IU Northwest gallery exhibit features art by professor, international artist David Klamen
Meta-paintings on display Nov. 5 – Dec. 7
Thursday Oct 25, 2012
The Indiana University Northwest campus and the greater Chicagoland community are invited to view Meta-paintings by David Klamen in the Gallery for Contemporary Art, located on the IU Northwest campus in the Savannah Center.
The exhibit opens Monday, November 5 and will remain on view through Friday, December 7.
Known globally as an artist, and represented by Richard Gray Gallery in New York and Chicago, Klamen is an IU Northwest Professor who teaches drawing, painting, fundamental studio, and art theory. Klamen also serves as Associate Dean in the College of Arts and Sciences, and the Chair of Fine Arts and Performing Arts.
Klamen’s current exhibit embraces an aesthetic diversity that is directed by an expanding idea. This style is in stark contrast to the art world tradition of established artists creating works informed by a consistent visual language.
Through this concept, Klamen has created a body of paintings of paintings, or meta-paintings, in which the art is tilted at an oblique angle in space.
While Klamen’s art has respectfully reproduced the aesthetic and physicality of a source painting, the finished product is his trompe l’oeil portrayal.
“This is somewhat analogous to a musician covering a song by a seemingly incompatible performer,” Klamen said. “Like Itzhak Perlman performing a song by Lil Wayne.”
“Since the subject paintings are tipped back into space, they are not simply a Mike Bidlo-style re-performance, appropriation, or forgery of a historical artwork. Instead, they work as self-conscious exercises in conflating two contrary concepts while bringing attention to the perspective of the viewer.”
Klamen’s painting of Monet’s Apples and Grapes (1880) is a prime example, in which his art rigidly portrays an impressionistic work, tilted slightly back into space on a gray wall.
“David is a creative genius,” said Ann Fritz, director of the IU Northwest Gallery for Contemporary Art. “He thinks out his work so well. Like in his Monet piece, one can see the gray wall and gold, gilded frame was carefully studied with academic firmness, yet the mimic of Monet’s original brushwork was a spot-on depiction, all while at an angle.”
An Artist, A Teacher
Select pieces of Klamen’s work can be viewed as permanent installations at IU Northwest, including three of his large-scale pieces found in the Savannah Center hallway from his Public Art Project collection: Learning, History; Learning, Practices; and Learning, Theory.

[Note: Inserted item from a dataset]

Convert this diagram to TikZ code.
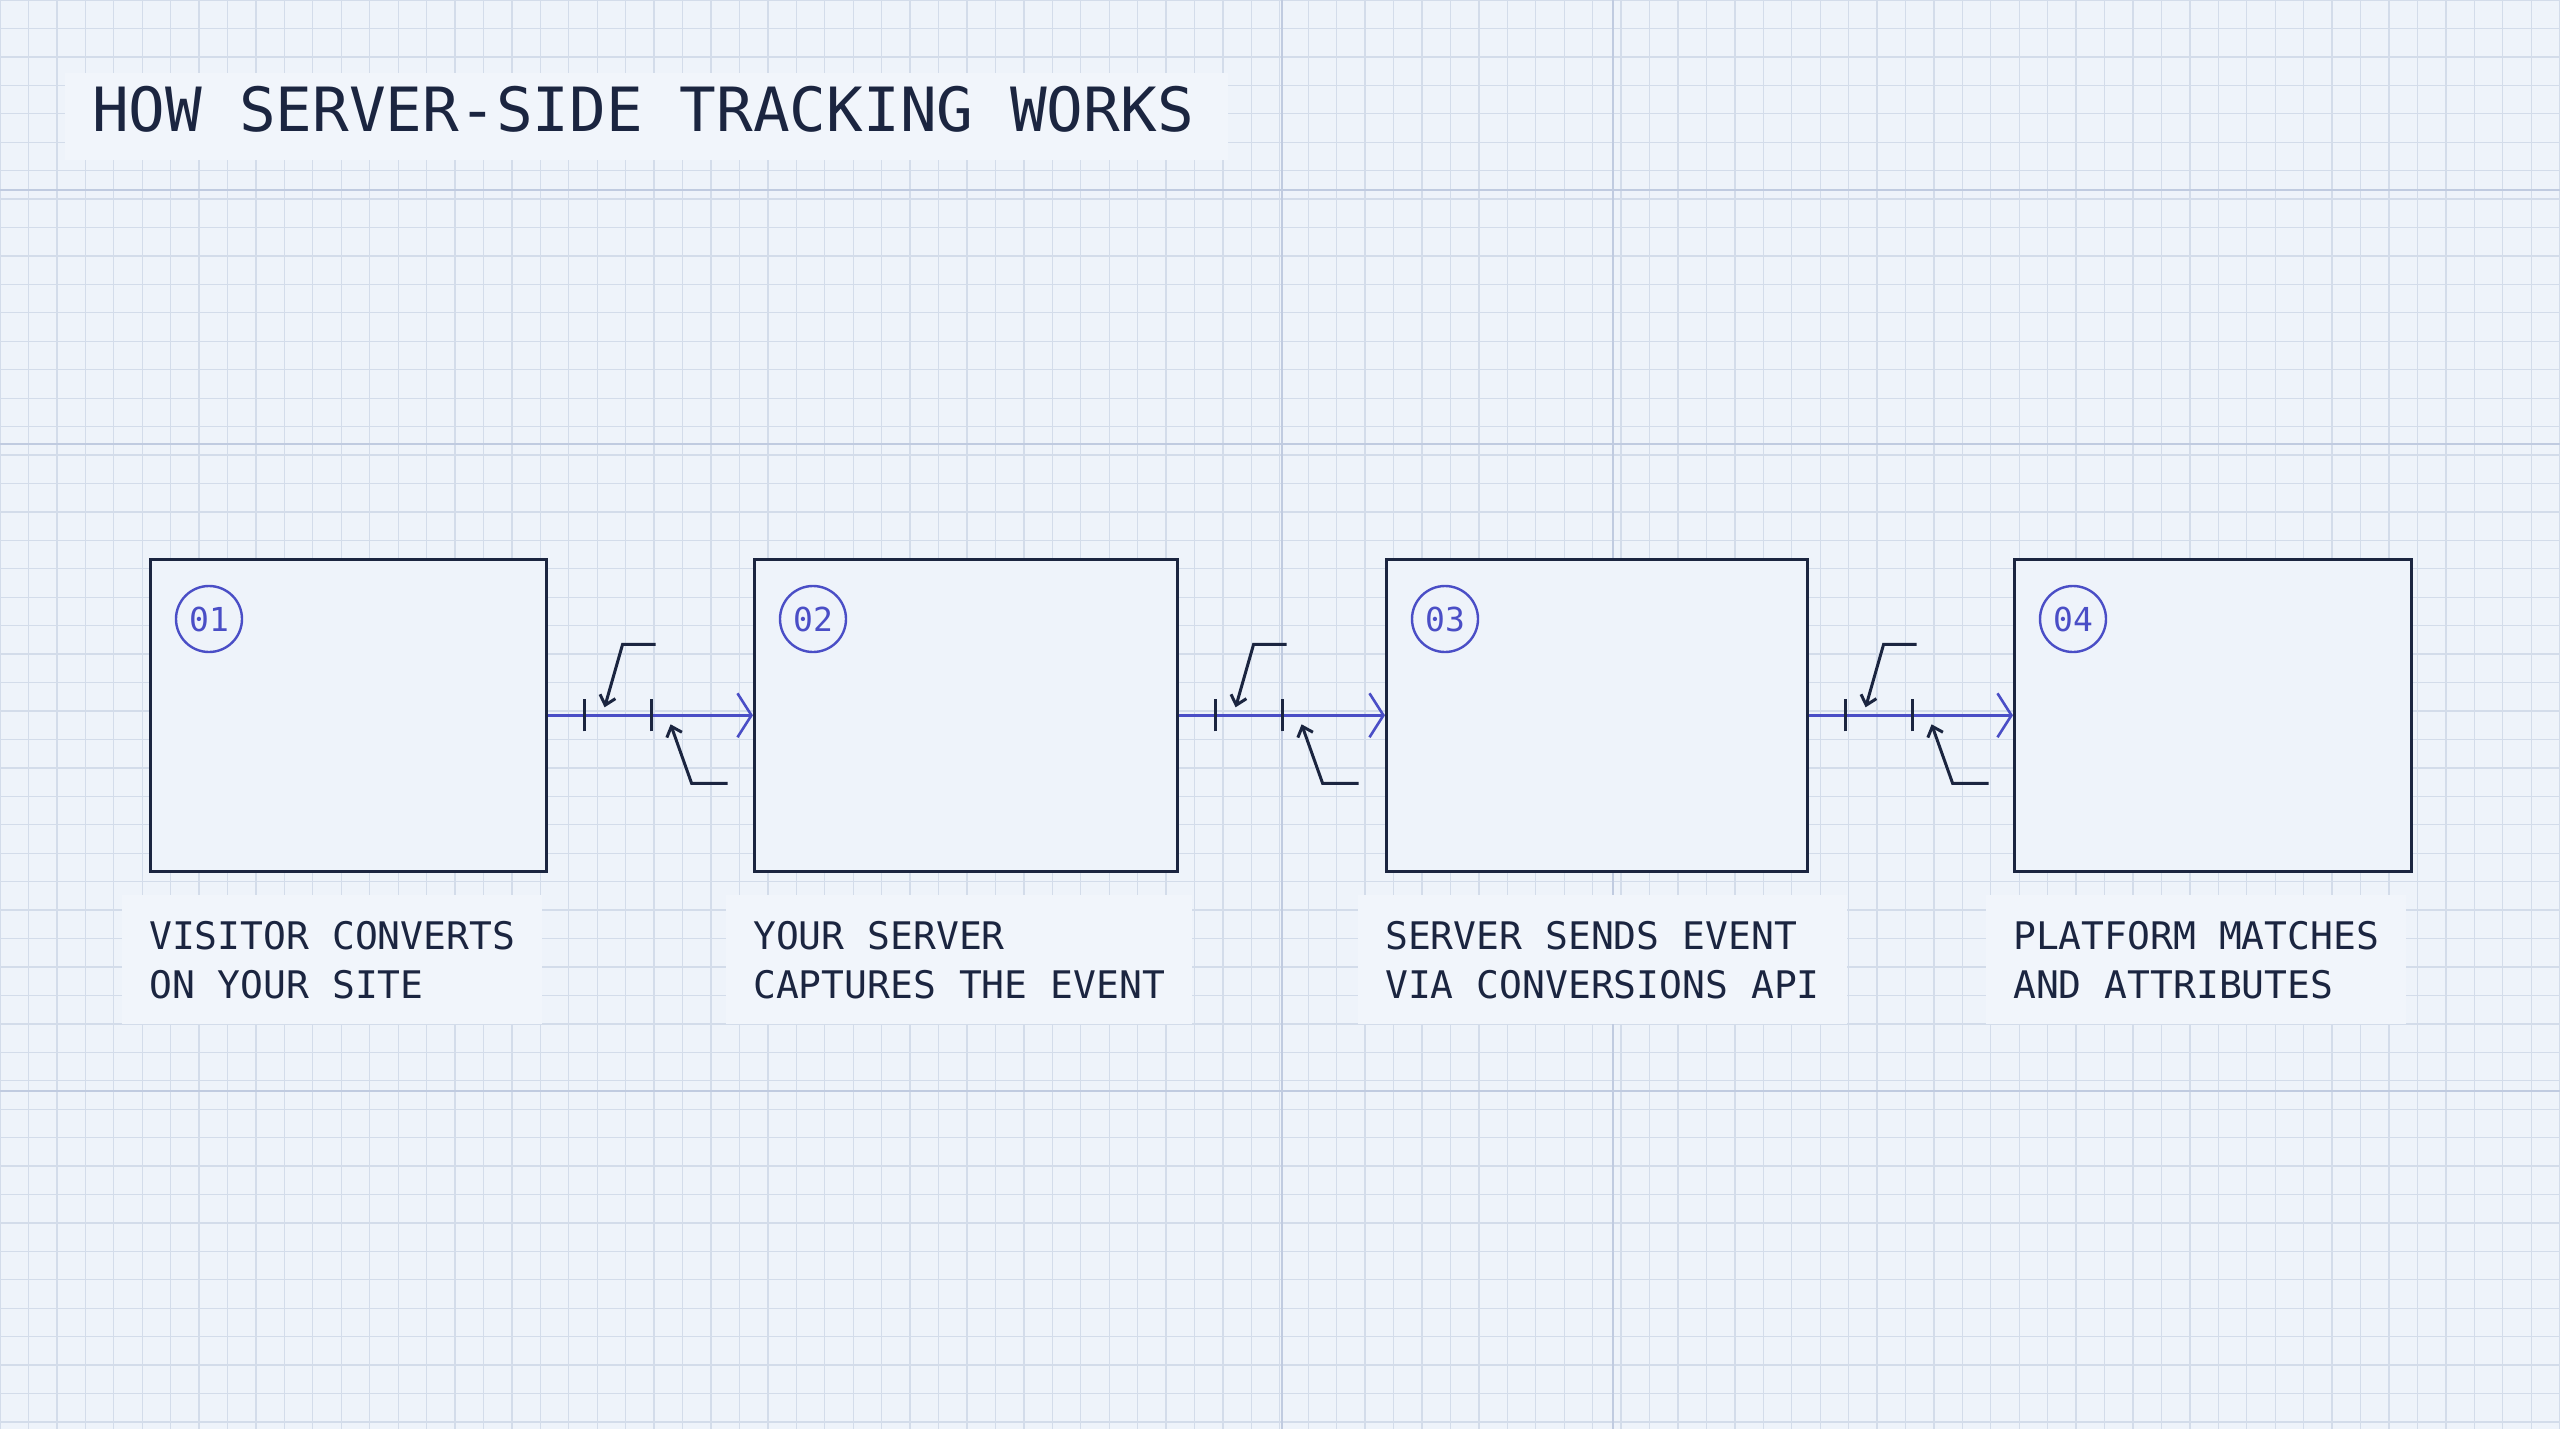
\documentclass[tikz,border=0pt]{standalone}
\usepackage{fontspec}
\setmonofont{DejaVu Sans Mono}
\usetikzlibrary{arrows.meta}
\definecolor{bg}{HTML}{EEF3FA}
\definecolor{gridc}{HTML}{D3DCEA}
\definecolor{gridm}{HTML}{C0CBE0}
\definecolor{navy}{HTML}{1B2540}
\definecolor{blu}{HTML}{4A4EC6}
\definecolor{lbl}{HTML}{F1F5FB}
\begin{document}
\begin{tikzpicture}[x=1pt,y=-1pt,
  box/.style={draw=navy,line width=2.6pt,fill=bg,minimum width=#1,minimum height=312pt,anchor=north west,inner sep=0pt},
  num/.style={draw=blu,line width=2.4pt,circle,minimum size=66pt,inner sep=0pt,font=\ttfamily\fontsize{33}{35}\selectfont,text=blu},
  lab/.style={anchor=north west,fill=lbl,inner xsep=27pt,inner ysep=14pt,align=left,font=\ttfamily\fontsize{38}{49}\selectfont,text=navy},
  flow/.style={draw=blu,line width=2.6pt,-{Straight Barb[length=14pt,width=44pt,line width=2.6pt]}},
  tick/.style={draw=navy,line width=3pt},
  call/.style={draw=navy,line width=3pt,-{Straight Barb[length=9pt,width=16pt,line width=3pt]}}]
\fill[bg] (0,0) rectangle (2560,1429);
\useasboundingbox (0,0) rectangle (2560,1429);
\foreach \i in {0,...,90} \draw[gridc,line width=1.3pt] (\i*28.44,0) -- (\i*28.44,1429);
\foreach \i in {0,...,51} \draw[gridc,line width=1.3pt] (0,\i*28.44) -- (2560,\i*28.44);
\foreach \x in {1282,1613} \draw[gridm,line width=1.6pt] (\x,0) -- (\x,1429);
\foreach \y in {190,444,1091} \draw[gridm,line width=1.6pt] (0,\y) -- (2560,\y);
\node[fill=lbl,anchor=north west,minimum width=1163pt,minimum height=87pt,inner sep=0pt] (tbg) at (65,73) {};
\node[anchor=west,inner sep=0pt,text=navy,font=\ttfamily\fontsize{61}{61}\selectfont] (title) at (92,109) {HOW SERVER-SIDE TRACKING WORKS};
\node[box=396pt] (b1) at (149,558) {};
\node[box=423pt] (b2) at (753,558) {};
\node[box=421pt] (b3) at (1385,558) {};
\node[box=397pt] (b4) at (2013,558) {};
\foreach \b/\n in {b1/01,b2/02,b3/03,b4/04} \node[num] (n\b) at ([xshift=60pt,yshift=-61pt]\b.north west) {\n};
\node[lab] (l1) at (122,895) {\rule{0pt}{40pt}VISITOR CONVERTS\\ON YOUR SITE\rule[-12pt]{0pt}{1pt}};
\node[lab] (l2) at (726,895) {\rule{0pt}{40pt}YOUR SERVER\\CAPTURES THE EVENT\rule[-12pt]{0pt}{1pt}};
\node[lab] (l3) at (1358,895) {\rule{0pt}{40pt}SERVER SENDS EVENT\\VIA CONVERSIONS API\rule[-12pt]{0pt}{1pt}};
\node[lab] (l4) at (1986,895) {\rule{0pt}{40pt}PLATFORM MATCHES\\AND ATTRIBUTES\rule[-12pt]{0pt}{1pt}};
\foreach \a/\c in {b1/b2,b2/b3,b3/b4}{
  \coordinate (s\a) at (\a.east);
  \draw[flow] (\a.east) -- (\c.west);
  \draw[tick] ([xshift=37pt,yshift=-16pt]s\a) -- ([xshift=37pt,yshift=16pt]s\a);
  \draw[tick] ([xshift=104pt,yshift=-16pt]s\a) -- ([xshift=104pt,yshift=16pt]s\a);
  \coordinate (u1\a) at ([xshift=108pt,yshift=71pt]s\a);
  \coordinate (u2\a) at ([xshift=75pt,yshift=71pt]s\a);
  \coordinate (u3\a) at ([xshift=57pt,yshift=8pt]s\a);
  \draw[call] (u1\a) -- (u2\a) -- (u3\a);
  \coordinate (d1\a) at ([xshift=180pt,yshift=-68pt]s\a);
  \coordinate (d2\a) at ([xshift=144pt,yshift=-68pt]s\a);
  \coordinate (d3\a) at ([xshift=123pt,yshift=-9pt]s\a);
  \draw[call] (d1\a) -- (d2\a) -- (d3\a);
}
\end{tikzpicture}
\end{document}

Klamen, a member of the IU Northwest faculty for more than 25 years, has collections in museums and galleries that span the United States. He said he finds a sense of balance through teaching the skills he has mastered.
“There are a number of reasons why I’m proud to teach at IU Northwest,” he said. “I like my colleagues and I like my students. I have a long history with this school and with this department, and I feel at home here. And, I don’t have to deal with art-world politics while I’m here.
“I’m able to just do my thing. It’s a good way to break up my routine,” added Klamen. “Otherwise, I’d spend 10 hours a day, seven days a week doing the same thing, every day. Also, it exposes me to a wide range of opinions and influences. It gives me some variety.”
Klamen has artworks in the collections of the Metropolitan Museum of Art, New York; the Los Angeles Museum of Contemporary Art; the Museum of Contemporary Art, Chicago; the Whitney Museum of American Art, New York; and the San Francisco Museum of Modern Art, among others.
“We are very lucky to have David teaching here on our campus, when he could truly be anywhere else in the world,” Fritz said. “He is so dedicated to this campus, and our students truly benefit from his talent.”
The mission of the IU Northwest Gallery for Contemporary Art is to present an innovative exhibition program that complements and enhances the university’s academic offerings. Exhibit art collections are for study and research, and are also meant to educate the university community and general public about the forms and issues of contemporary and historic art from all cultures.
The IU Northwest Gallery for Contemporary Art is open to the public Monday through Thursday from 9 a.m. until 7 p.m., Friday from 9 a.m. until 3 p.m.
The gallery is located in the Savannah Center neighboring the IU Northwest Bookstore.